Everybody - EVERYBODY - do not overreact. Sure, Paul looked out of sorts. And yes, a large part of it had to do with a Memphis defense, the second-best in the league this season, that was intent on squeezing up on Paul, hitting him as soon as he came off screens, and ensuring even a smoothly elusive player like Paul wasn't able to find an inch of breathing room or space to penetrate.

But guys, listen. This is Chris Paul. Remember Monday night? When he scored the Clips' final eight points, including the game-winner? Remember how he had 16 combined assists in the first two games of the series, with only two turnovers? Remember his 4.21 assist-to-turnover ratio, second in the league among qualified players? And oh yeah, remember the fact that of the 70 games this year, he only had two games where he turned the ball over more than he assisted?

This shouldn't happen often. When asked in a postgame presser, Lionel Hollins admitted there wasn't some ridiculous scheme in place that has solved the Chris Paul conundrum - basically chalking it up to a few bounces that didn't go his way:

We didn't make any adjustments. we just played what we do better. Chris Paul's a great player, and no matter what you do he's going to find a way to get where he wants to go. He didn't make as many shots as he made in the past, and we got some turnovers on him, Tony got on the floor and flipped the ball away, those effort plays.

In his presser, Vinny Del Negro echoed that, pinning Paul's poor game not on Paul, but on the team's inability to give him assist opportunities in the open floor due to a dominant Grizzlies performance on the glass:

I just think the rebounding and the pace of the game, we didn't get out in the open court and get them open. Chris just had one of those games. He'll bounce back the way he's capable of.

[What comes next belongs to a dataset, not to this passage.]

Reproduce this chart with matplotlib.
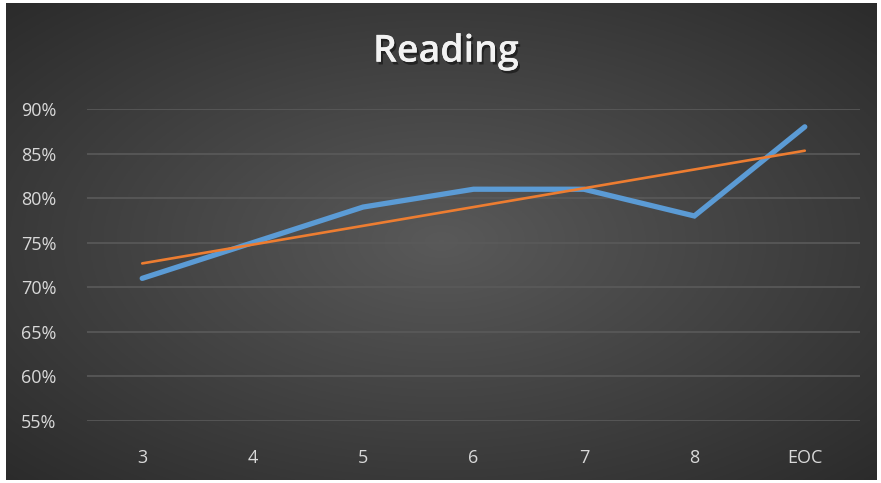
import numpy as np
import matplotlib.pyplot as plt
import matplotlib.patheffects as pe

grades = ['3', '4', '5', '6', '7', '8', 'EOC']
reading = [71, 75, 79, 81, 81, 78, 88]
yticks = [55, 60, 65, 70, 75, 80, 85, 90]

plt.rcParams['font.family'] = ['Open Sans', 'DejaVu Sans']

fig = plt.figure(figsize=(8.81, 4.83), dpi=100)
fig.patch.set_facecolor('white')

# dark radial gradient panel
bg = fig.add_axes([6/881, 3/483, 870/881, 477/483])
gx, gy = np.meshgrid(np.linspace(-1, 1, 400), np.linspace(-1, 1, 300))
r = np.sqrt(gx**2 + gy**2) / np.sqrt(2)
shade = 0.35 - 0.18 * r
bg.imshow(np.dstack([shade, shade, shade]), aspect='auto', extent=[0, 1, 0, 1])
bg.axis('off')

ax = fig.add_axes([87/881, 1 - 421/483, 773/881, 312/483])
ax.patch.set_alpha(0)
x = np.arange(len(grades))

ax.set_xlim(-0.5, len(grades) - 0.5)
ax.set_ylim(55, 90)
ax.set_yticks(yticks)
ax.set_yticklabels([f'{v}%' for v in yticks])
ax.set_xticks(x)
ax.set_xticklabels(grades)
ax.grid(axis='y', color='#5a5a5a', linewidth=1.2)
ax.set_axisbelow(True)
for s in ax.spines.values():
    s.set_visible(False)
ax.tick_params(length=0, colors='#d9d9d9', labelsize=13)
ax.tick_params(axis='x', pad=20)
ax.tick_params(axis='y', pad=22)

# trendline
k, b = np.polyfit(x, reading, 1)
ax.plot(x, reading, color='#5b9bd5', linewidth=3.8, solid_capstyle='round',
        solid_joinstyle='miter', zorder=3)
ax.plot(x, k * x + b, color='#ed7d31', linewidth=1.9, solid_capstyle='round', zorder=4)

fig.text(0.506, 0.893, 'Reading', ha='center', va='center', fontsize=27,
         fontweight='semibold', color='#f2f2f2',
         path_effects=[pe.withSimplePatchShadow(offset=(1.5, -2), shadow_rgbFace='black', alpha=0.45),
                       pe.Normal()])

fig.savefig('out.png', dpi=100)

And Paul himself? Here's what he had to say:

It was uncharacteristic of us. I had five turnovers tonight, and our turnovers led to 17 of their points. we just gotta be better.

So: Lionel Hollins says the strategy that caused Paul to have a bad game was the same that allowed him to dominate in the previous game, just better executed, Vinny Del Negro says Paul will bounce back, and Paul himself says it was uncharacteristic.

Chris Paul is human. But he's a pretty damn good human at playing basketball, and one bad night is definitely not worth crafting a narrative around.